So much fast change is happening right now that it makes me wonder if we are losing more than we are gaining. Let me expand on this idea a little.
I recently watched an episode of Legacy List, a PBS program that delves into American history through family objects. I’ve only watched this program a few times but it seems to me that the usual unfolding of each episode involves the death of a family elder and the subsequent sorting of their belongings in a way that strives to honor that person’s life and contributions to the family’s stories and happenings.
I am a person that values old objects. I like to imagine the effort that went into making or buying the object. And I like to imagine the life that went with the object: the technologies, the habits, the goals, the dreams and hopes of the people that acquired the object. Many ways of knowing and doing are lost in the past everyday. Farming ways have mostly been lost, for example. Most people don’t know how to grow food or drain land so that it keeps its topsoil after a hard rain, or deliver a calf that is being born, or even ride a horse or use one to move a fallen tree. Farming know-how was once essential and common knowledge.

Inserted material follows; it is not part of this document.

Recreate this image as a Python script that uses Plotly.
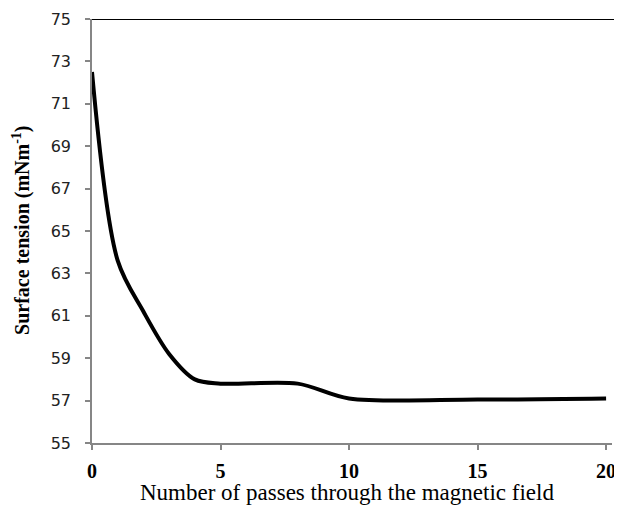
import plotly.graph_objects as go

passes = [0, 1, 2, 3, 4, 5, 8, 10, 15, 20]
tension = [72.5, 63.6, 61.2, 59.2, 58.0, 57.8, 57.8, 57.1, 57.05, 57.1]

x_ticks = [0, 5, 10, 15, 20]
y_ticks = [55, 57, 59, 61, 63, 65, 67, 69, 71, 73, 75]

x_title = "Number of passes through the magnetic field"
y_title = "<b>Surface tension (mNm<sup>-1</sup>)</b>"

fig = go.Figure()
fig.add_trace(go.Scatter(
    x=passes, y=tension, mode="lines",
    line=dict(color="black", width=4, shape="spline", smoothing=0.9),
    showlegend=False, cliponaxis=False,
))

fig.add_shape(type="line", xref="paper", yref="y", x0=0, x1=1.02, y0=75, y1=75,
              line=dict(color="black", width=2), layer="above")

fig.add_annotation(text=x_title, xref="paper", yref="paper", x=0.491, y=-0.1156,
                   xanchor="center", yanchor="middle", showarrow=False,
                   font=dict(family="Liberation Serif", size=23, color="black"))
fig.add_annotation(text=y_title, xref="paper", yref="paper", x=-0.137, y=0.502,
                   xanchor="center", yanchor="middle", showarrow=False, textangle=-90,
                   font=dict(family="Liberation Serif", size=20, color="black"))

fig.update_layout(
    width=614, height=499,
    margin=dict(l=84, r=10, t=11, b=64, pad=0, autoexpand=False),
    plot_bgcolor="white", paper_bgcolor="white",
    xaxis=dict(
        range=[0, 20.23], tickvals=x_ticks, ticktext=[str(v) for v in x_ticks],
        showgrid=False, zeroline=False, automargin=False,
        showline=True, linecolor="#868686", linewidth=1.5,
        ticks="outside", ticklen=5, tickcolor="#868686", tickwidth=1.5,
        tickfont=dict(family="Liberation Serif", size=20, color="black", weight="bold"),
        ticklabelstandoff=4,
    ),
    yaxis=dict(
        range=[55, 75], tickvals=y_ticks, ticktext=[str(v) for v in y_ticks],
        showgrid=False, zeroline=False, automargin=False,
        showline=True, linecolor="#868686", linewidth=1.5,
        ticks="outside", ticklen=5, tickcolor="#868686", tickwidth=1.5,
        tickfont=dict(family="DejaVu Sans", size=16, color="#222"),
        ticklabelstandoff=11,
    ),
)

fig.write_html("out.html")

On Legacy List, the family descendants are often coping with feelings of grief and being overwhelmed by the objects of their ancestors. They have to get rid of a lot of objects and they want help finding their family’s stories as expressed by what is left behind when their family member dies. This is a search for meaning. The poignant search for meaning at a time of grieving shows us that the pace of change is so fast that objects fall out of use regularly.
Sometimes objects don’t make sense anymore at all. It may well be that public policies that affect the economy have undermined the ability of families to pass family wealth on because the context that objects once had have been radically altered by social and technical evolution. In earlier times, people preserved the past more. The pace of change was slower. They inherited objects that still had a use in the present and future.
A related idea from a different perspective is the idea that people’s brains are being reshaped by how we now consume information into a lesser caliber of mental concentration. In a book I’m reading called The Shallows: What the Internet Is Doing to Our Brains, by Nicholas Carr, I’m reading that the way that people take in their information nowadays can reduce our ability to think up new ideas. There are so many interruptions on the way to imbibing new information that it is stored in our minds with less coherency. I wonder if a scattering of our ability to concentrate might harm our ability to plan and assemble new objects that could shape a new future that we will value.
Will people of the future want to imagine and shape their own lives creatively or will they rely on computer technologies to do it for them? Will our partnership with computers inhibit us from working together? Will the legacy of each person’s life be treasured in the same way that the families of Legacy List treasure their own family objects and stories?
I keep hearing that a whole lot of kids graduating from our public schools lack skills to do arithmetic or read for comprehension. I worry that their use of computers has damaged their ability to internalize knowledge that they can carry with them wherever they go and use for their own purposes and plans. How will people who have impaired learning skills become independent and creative adults?
A similar idea about relevancy is the way that some old books in my library are becoming less true especially the ones that talk about social values and social goals. I have a library filled with books that are now from an obviously different era with different ways of thinking and doing things. I regret that those ways of thinking and doing are dying so fast. And those ways of thinking and doing seem to have no defense against the modern onslaught of fast changes.
This fast change may be wasteful.
It may be unwise.
Where will these fast changes lead us in terms of human acheivements and the realization of our dreams for making our lives good?
What do you value in your own life and how will you preserve it so that it can retain some value for the next generation? How can you keep your brain engaged so that you can think creatively and deeply as much as the human legacy shows that we have done in the past?